For asynchronous invocations, Lambda places the event on an internal queue and returns a success response to client without additional information. A separate process reads events off queue and invokes function.

Function error In case of a function error, Lambda attempts to run it two more times, with one minute wait for the second attempt and two minutes wait for the third attempt. Function error may be due to function code or runtime.

For throttling errors (429) and system errors (500), Lambda returns the event to queue and attempts to run the function again for upto six hours.

It is possible for a function to receive an event multiple times as the internal queue is eventually consistent. Functions should be able to handle duplicate events.

It is possible for an event to age out and be deleted from the internal queue under heavy loads. Ensure that the function is configured with sufficient concurrency to handle heavy loads.

Invocation record An invocation record contains details about request and response in JSON. You can configure separate destinations for events that have been processed successfully and for events that have failed all processing attempts. Destinations for invocation record

  • SQS
  • SNS
  • EventBridge
  • Lambda Alternativly SQS or SNS can be configured as dead-letter queue for discarded events. For dead-letter queue, Lambda only sends the content of the event without details of response.

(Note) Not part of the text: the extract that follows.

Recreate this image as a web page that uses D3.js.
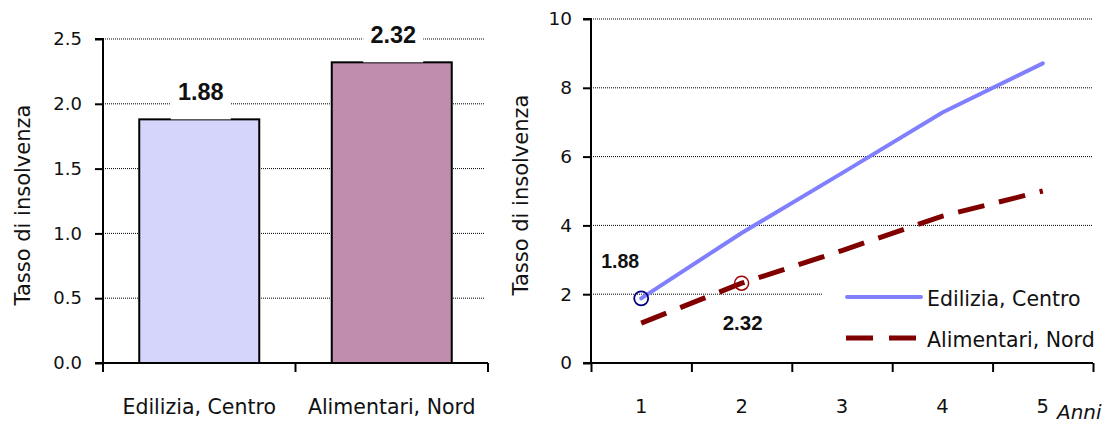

Error handling configuration for asynchronous invocation

  • Maximum age of event (upto 6 hours)
  • Retry attempts (0 to 2)

Event source mapping

Services that can act as event source for Lambda

  • DynamoDB stream
  • SQS
  • SNS
  • EventBridge
  • Kinesis
  • MSK
  • self-managed Apache Kafka
aws lambda create-event-source-mapping \
--function-name my-function \
--batch-size 500 \
--starting-position LATEST \
--event-source-arn arn:aws:dynamodb:us-east-2:123456789012:table/my-table/stream/2019-06-10T19:26:16.525

If function returns an error, entire batch is reprocessed until the function succeeds to the items in the batch expire.

Lambda supports in-order processing for Kinesis, Kafka and SQS FIFO. For Kinesis & Kafka in-order processing is available at partition/shard level. For SQS FIFO in-order processing is availabe at message group level.